Image by Mosul University professor and photographer Ali Y. Al-Baroodi

A concert in front of what is left of an Insurance Building. A building that had been used by ISIS as a daunting tool for punishment and control. ISIS would allegedly throw their captives from the top of this centrally located and highly visible building as punishment for crimes that varied from homosexuality to disloyalty.

The concert was to show that art can triumph over the rubble and ashes left behind by ISIS. In a heartfelt interview with Ali Y. Al-Baroodi, he explains that, "people want to embrace arts in different forms to commemorate when these beautiful things were forbidden. It was like a forbidden apple. When it is forbidden you want it. And during the years of ISIS occupation, if you played music you might be executed by ISIS" (read more) (related).

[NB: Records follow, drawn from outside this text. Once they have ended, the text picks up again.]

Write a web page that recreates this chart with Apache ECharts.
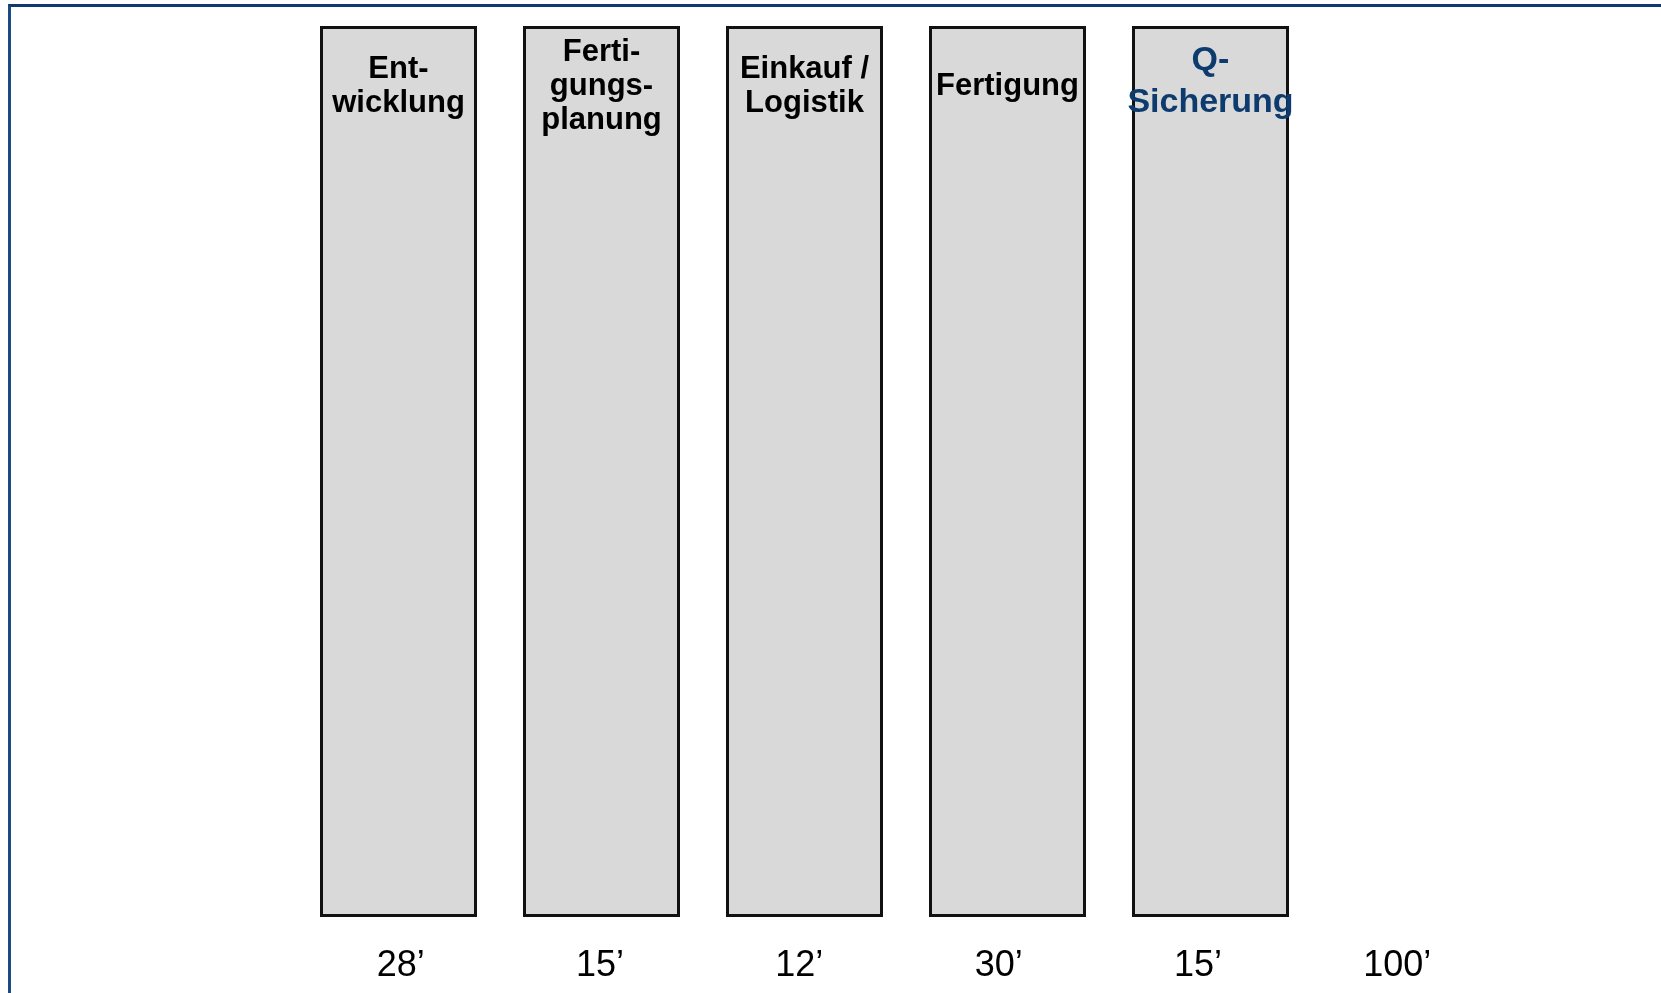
<!DOCTYPE html>
<html>
<head>
<meta charset="utf-8">
<title>Durchlaufzeit je Bereich</title>
<script src="https://cdn.jsdelivr.net/npm/echarts@6/dist/echarts.min.js"></script>
<style>
  html, body {
    margin: 0;
    padding: 0;
    background: #fff;
    overflow: hidden;
  }
  #chart {
    width: 1661px;
    height: 993px;
  }
  /* dunkelblauer Rahmen oben/links */
  .frame {
    position: absolute;
    left: 8px;
    top: 4px;
    width: 1700px;
    height: 1100px;
    border-top: 3px solid #0c3b6c;
    border-left: 3px solid #1b4b80;
    pointer-events: none;
  }
</style>
</head>
<body>
<div id="chart"></div>
<div class="frame"></div>
<script>
  // Bereiche (Säulen) und Zeiten darunter
  const categories = ['Ent-\nwicklung', 'Ferti-\ngungs-\nplanung', 'Einkauf /\nLogistik', 'Fertigung', 'Q-\nSicherung'];
  const barHeights = [1, 1, 1, 1, 1];
  const durations = ['28’', '15’', '12’', '30’', '15’', '100’'];
  const blueCategory = 'Q-\nSicherung';

  const chart = echarts.init(document.getElementById('chart'));

  chart.setOption({
    animation: false,
    grid: [
      {left: 297, right: 349, top: 26, bottom: 76},   // Säulen
      {left: 301, right: 164, top: 26, bottom: 76},   // Zeiten
    ],
    xAxis: [
      {
        type: 'category',
        gridIndex: 0,
        data: categories,
        axisLine: {show: false},
        axisTick: {show: false},
        axisLabel: {show: false},
      },
      {
        type: 'category',
        gridIndex: 1,
        data: durations,
        axisLine: {show: false},
        axisTick: {show: false},
        axisLabel: {
          margin: 49,
          verticalAlign: 'middle',
          fontFamily: '"Liberation Sans", Arial, sans-serif',
          fontSize: 36,
          color: '#000',
        },
      },
    ],
    yAxis: [
      {type: 'value', gridIndex: 0, min: 0, max: 1, show: false},
      {type: 'value', gridIndex: 1, min: 0, max: 1, show: false},
    ],
    series: [
      {
        type: 'bar',
        xAxisIndex: 0,
        yAxisIndex: 0,
        barWidth: 157,
        itemStyle: {
          color: '#d9d9d9',
          borderColor: '#111',
          borderWidth: 3,
        },
        label: {
          show: true,
          formatter: '{b}',
          position: ['50%', 60],
          align: 'center',
          verticalAlign: 'middle',
          fontFamily: '"Liberation Sans Narrow", "Liberation Sans", Arial, sans-serif',
          fontWeight: 'bold',
          fontSize: 31,
          lineHeight: 34,
          color: '#000',
        },
        data: categories.map((name, i) => {
          if (name !== blueCategory) {
            return barHeights[i];
          }
          return {
            value: barHeights[i],
            label: {
              position: ['50%', 56],
              fontFamily: '"Liberation Sans", Arial, sans-serif',
              fontSize: 34,
              lineHeight: 42,
              color: '#0d3b6e',
            },
          };
        }),
      },
    ],
  });
</script>
</body>
</html>
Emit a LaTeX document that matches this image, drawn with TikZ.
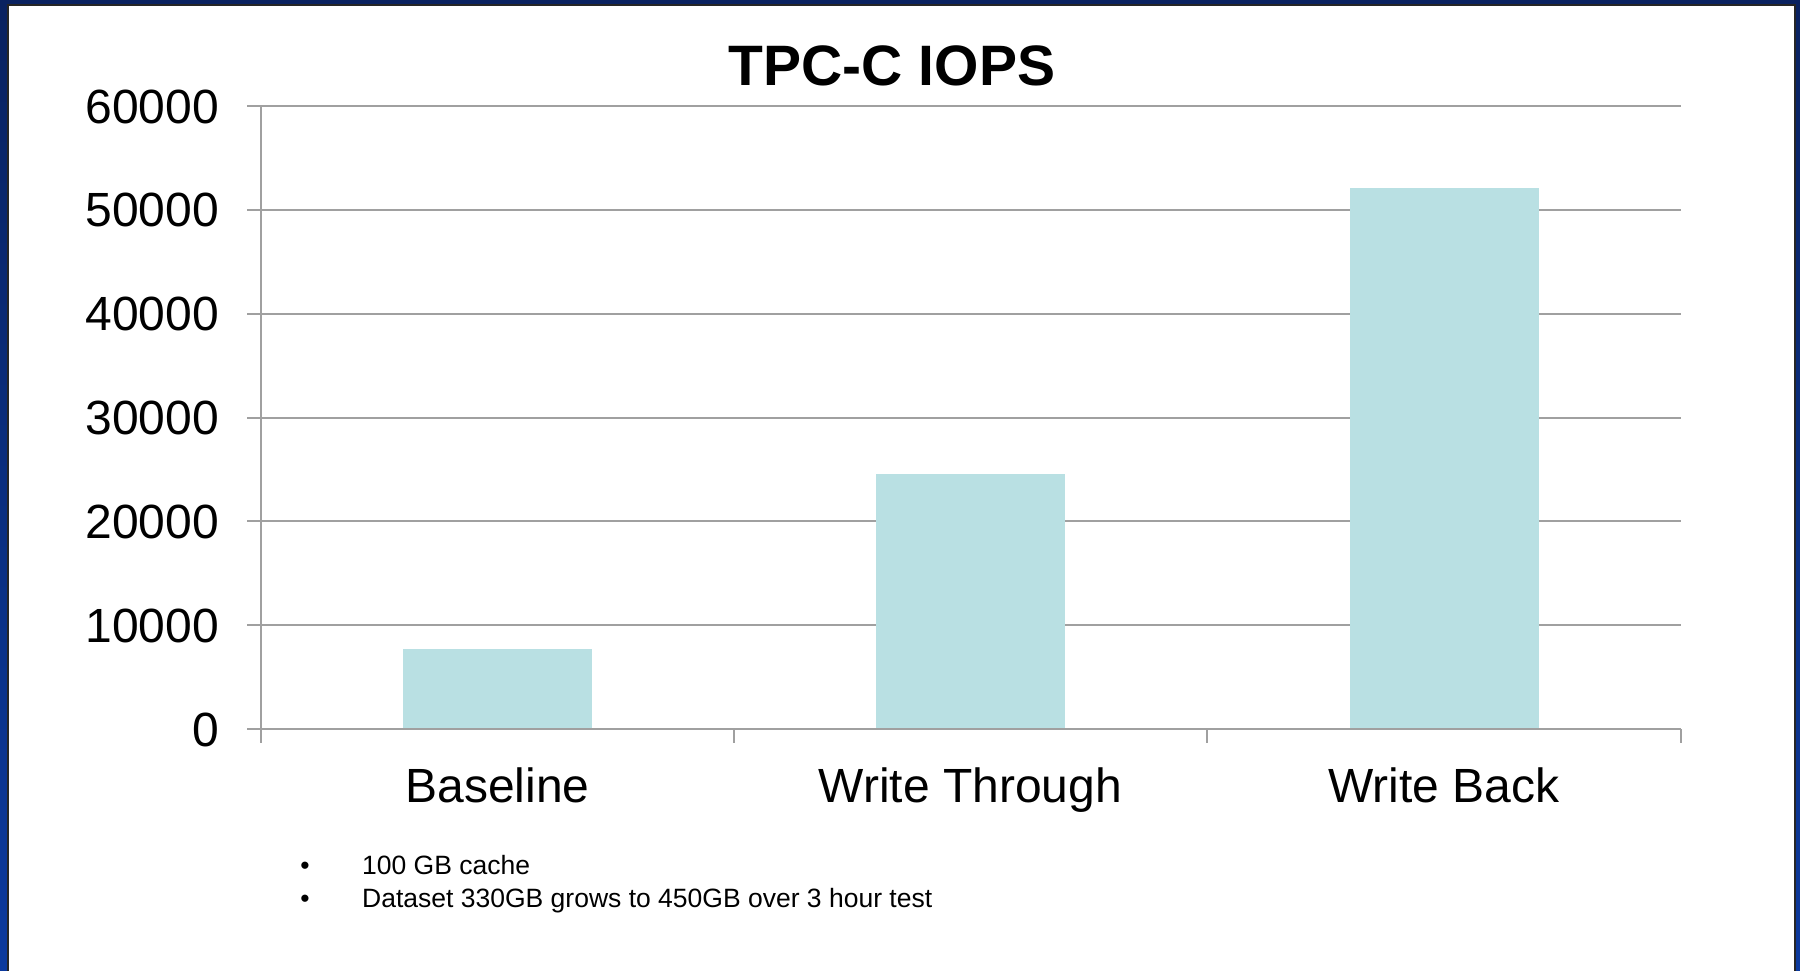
\documentclass[tikz,border=0pt]{standalone}
\usepackage{fontspec}
\setmainfont{Liberation Sans}
\definecolor{barfill}{RGB}{185,224,227}
\definecolor{gridgray}{RGB}{160,160,160}
\definecolor{framenavy}{RGB}{10,34,96}
\definecolor{frameblue}{RGB}{12,58,158}
\newcommand{\axisfont}{\fontsize{48}{50}\selectfont}
\newcommand{\titlefont}{\fontsize{57}{60}\selectfont\bfseries}
\newcommand{\notefont}{\fontsize{26.5}{28}\selectfont}

\begin{document}
\begin{tikzpicture}[x=1pt,y=-1pt,
    grid/.style={gridgray, line width=2pt},
    bar/.style={fill=barfill},
    lab/.style={inner sep=0pt, font=\axisfont}]
    \useasboundingbox (0,0) rectangle (1800,971);
    % slide frame
    \shade[top color=framenavy, bottom color=frameblue] (0,0) rectangle (1800,971);
    \fill[white] (8,5) rectangle (1795,971);
    \draw[black!85, line width=1.5pt] (8,971) -- (8,5) -- (1795,5) -- (1795,971);

    \node[inner sep=0pt, font=\titlefont, anchor=base] (title) at (892,86) {TPC-C IOPS};

    % grid and axes
    \foreach \v in {1,...,6}
        \draw[grid] (247,{729-\v*103.83}) -- (1681,{729-\v*103.83});
    \foreach \v in {0,...,6}
        \node[lab, anchor=base east] (ylab\v) at (219,{729-\v*103.83+17})
            {\the\numexpr\v*10000\relax};

    % bars (values in thousands)
    \foreach \c/\val/\name [count=\i] in
        {497.5/7.705/Baseline, 970.5/24.56/Write Through, 1444/52.1/Write Back}
    {
        \fill[bar] ({\c-94.5},729) rectangle ({\c+94.5},{729-\val*10.383});
        \node[lab, anchor=base] (cat\i) at (\c,802) {\name};
    }

    \draw[grid] (261,106) -- (261,743)
                (247,729) -- (1681,729);
    \foreach \x in {734,1207,1681}
        \draw[grid] (\x,729) -- (\x,743);

    % notes
    \node[inner sep=0pt, font=\notefont, anchor=base] (dot1) at (305,874) {\textbullet};
    \node[inner sep=0pt, font=\notefont, anchor=base] (dot2) at (305,907) {\textbullet};
    \node[inner sep=0pt, font=\notefont, anchor=base west] (note1) at (362,874) {100 GB cache};
    \node[inner sep=0pt, font=\notefont, anchor=base west] (note2) at (362,907)
        {Dataset 330GB grows to 450GB over 3 hour test};
\end{tikzpicture}
\end{document}
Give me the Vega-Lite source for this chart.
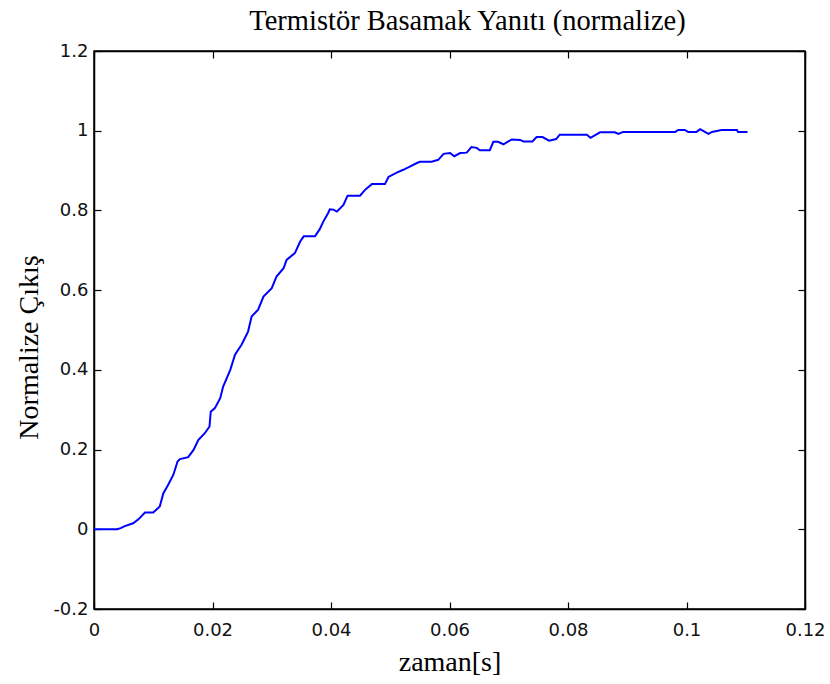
{
  "$schema": "https://vega.github.io/schema/vega-lite/v6.json",
  "width": 711,
  "height": 558,
  "autosize": {"type": "none"},
  "padding": {"left": 94, "top": 51, "right": 25, "bottom": 75},
  "background": "white",
  "title": {
    "text": "Termistör Basamak Yanıtı (normalize)",
    "font": "Liberation Serif",
    "fontSize": 28.5,
    "fontWeight": "normal",
    "color": "black",
    "anchor": "middle",
    "offset": 7,
    "dx": 18
  },
  "config": {
    "view": {"stroke": "black", "strokeWidth": 1.5},
    "axis": {
      "domainColor": "black",
      "domainWidth": 1.5,
      "tickColor": "black",
      "tickWidth": 1.2,
      "tickSize": -7,
      "grid": false,
      "labelFont": "DejaVu Sans",
      "labelFontSize": 18,
      "labelColor": "#111111",
      "titleFont": "Liberation Serif",
      "titleFontSize": 28,
      "titleFontWeight": "normal",
      "titleColor": "black"
    }
  },
  "data": {
    "values": [
      {"t": 0, "v": 0}, {"t": 0.0039, "v": 0}, {"t": 0.0045, "v": 0.003}, {"t": 0.0052, "v": 0.008},
      {"t": 0.0066, "v": 0.015}, {"t": 0.0075, "v": 0.025}, {"t": 0.0086, "v": 0.042}, {"t": 0.0100, "v": 0.042},
      {"t": 0.0111, "v": 0.057}, {"t": 0.0117, "v": 0.09}, {"t": 0.0125, "v": 0.111}, {"t": 0.0134, "v": 0.137},
      {"t": 0.0141, "v": 0.17}, {"t": 0.0145, "v": 0.176}, {"t": 0.0159, "v": 0.181}, {"t": 0.0168, "v": 0.199},
      {"t": 0.0176, "v": 0.224}, {"t": 0.0187, "v": 0.241}, {"t": 0.0195, "v": 0.258}, {"t": 0.0197, "v": 0.295},
      {"t": 0.0204, "v": 0.304}, {"t": 0.0213, "v": 0.329}, {"t": 0.0218, "v": 0.358}, {"t": 0.0230, "v": 0.400},
      {"t": 0.0238, "v": 0.438}, {"t": 0.0249, "v": 0.463}, {"t": 0.0260, "v": 0.496}, {"t": 0.0266, "v": 0.534},
      {"t": 0.0277, "v": 0.551}, {"t": 0.0286, "v": 0.584}, {"t": 0.0300, "v": 0.605}, {"t": 0.0308, "v": 0.634},
      {"t": 0.0320, "v": 0.655}, {"t": 0.0325, "v": 0.676}, {"t": 0.0339, "v": 0.693}, {"t": 0.0348, "v": 0.722},
      {"t": 0.0354, "v": 0.735}, {"t": 0.0373, "v": 0.735}, {"t": 0.0381, "v": 0.753}, {"t": 0.0387, "v": 0.772},
      {"t": 0.0395, "v": 0.793}, {"t": 0.0398, "v": 0.803}, {"t": 0.0404, "v": 0.802}, {"t": 0.0410, "v": 0.797},
      {"t": 0.0421, "v": 0.814}, {"t": 0.0428, "v": 0.837}, {"t": 0.0449, "v": 0.837}, {"t": 0.0457, "v": 0.851},
      {"t": 0.0469, "v": 0.866}, {"t": 0.0491, "v": 0.866}, {"t": 0.0497, "v": 0.884}, {"t": 0.0511, "v": 0.895},
      {"t": 0.0522, "v": 0.902}, {"t": 0.0533, "v": 0.910}, {"t": 0.0545, "v": 0.919}, {"t": 0.0550, "v": 0.922},
      {"t": 0.0570, "v": 0.922}, {"t": 0.0581, "v": 0.927}, {"t": 0.0590, "v": 0.942}, {"t": 0.0601, "v": 0.944},
      {"t": 0.0608, "v": 0.936}, {"t": 0.0618, "v": 0.944}, {"t": 0.0629, "v": 0.945}, {"t": 0.0637, "v": 0.959},
      {"t": 0.0646, "v": 0.957}, {"t": 0.0651, "v": 0.951}, {"t": 0.0668, "v": 0.951}, {"t": 0.0674, "v": 0.972},
      {"t": 0.0682, "v": 0.972}, {"t": 0.0691, "v": 0.966}, {"t": 0.0705, "v": 0.978}, {"t": 0.0719, "v": 0.977},
      {"t": 0.0725, "v": 0.973}, {"t": 0.0740, "v": 0.973}, {"t": 0.0747, "v": 0.984}, {"t": 0.0757, "v": 0.984},
      {"t": 0.0768, "v": 0.975}, {"t": 0.0780, "v": 0.979}, {"t": 0.0786, "v": 0.990}, {"t": 0.0832, "v": 0.990},
      {"t": 0.0838, "v": 0.982}, {"t": 0.0854, "v": 0.996}, {"t": 0.0879, "v": 0.996}, {"t": 0.0885, "v": 0.992},
      {"t": 0.0893, "v": 0.997}, {"t": 0.0981, "v": 0.997}, {"t": 0.0986, "v": 1.002}, {"t": 0.0997, "v": 1.002},
      {"t": 0.1003, "v": 0.997}, {"t": 0.1017, "v": 0.997}, {"t": 0.1023, "v": 1.004}, {"t": 0.1031, "v": 0.997},
      {"t": 0.1037, "v": 0.992}, {"t": 0.1043, "v": 0.997}, {"t": 0.1059, "v": 1.002}, {"t": 0.1085, "v": 1.002},
      {"t": 0.1087, "v": 0.997}, {"t": 0.1103, "v": 0.997}
    ]
  },
  "layer": [
    {
      "mark": {"type": "line", "color": "#0000ff", "strokeWidth": 2, "clip": true},
      "encoding": {
        "x": {
          "field": "t", "type": "quantitative",
          "scale": {"domain": [0, 0.12], "nice": false, "zero": false},
          "axis": {"orient": "bottom", "title": "zaman[s]", "values": [0, 0.02, 0.04, 0.06, 0.08, 0.1, 0.12], "labelExpr": "replace(format(datum.value, '.2~f'), '−', '-')", "labelPadding": 19, "titlePadding": 9, "labelFlush": false}
        },
        "y": {
          "field": "v", "type": "quantitative",
          "scale": {"domain": [-0.2, 1.2], "nice": false, "zero": false},
          "axis": {"orient": "left", "title": "Normalize Çıkış", "values": [-0.2, 0, 0.2, 0.4, 0.6, 0.8, 1, 1.2], "labelExpr": "replace(format(datum.value, '.1~f'), '−', '-')", "labelPadding": 13, "titleX": -57, "titleY": 296, "titleBaseline": "alphabetic", "titleAngle": 270, "titleAlign": "center", "labelFlush": false}
        }
      }
    },
    {
      "mark": {"type": "line", "opacity": 0},
      "encoding": {
        "x": {
          "field": "t", "type": "quantitative",
          "axis": {"orient": "top", "title": null, "labels": false, "values": [0, 0.02, 0.04, 0.06, 0.08, 0.1, 0.12]}
        },
        "y": {
          "field": "v", "type": "quantitative",
          "axis": {"orient": "right", "title": null, "labels": false, "values": [-0.2, 0, 0.2, 0.4, 0.6, 0.8, 1, 1.2]}
        }
      }
    }
  ],
  "resolve": {"axis": {"x": "independent", "y": "independent"}}
}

The concert was an interesting sociopolitical gesture and I do not agree or disagree with production of this event, 'it is what it is'. What is difficult to agree with, is that plans to demolish the building. It is just too important. It is symbolic for many, of the memories of violence and social dislocation the community and the country has endured. Al-Broodi himself explains that, "it was designed by Rifat Chaderchi, and it witnessed one of the Iraq’s most brutal crimes in recent and contemporary history. I think it should be kept and fixed and become a museum to document crimes of ISIS against Nineveh. They have already started demolishing it. So in a few weeks it will no longer be there".

It might be too late for this building but there are many more socially and culturally significant buildings in Iraq, that require special considered attention rather than an approach of enforced amnesia through destruction cloaked in the technocratic guise of reconstruction led reconciliation.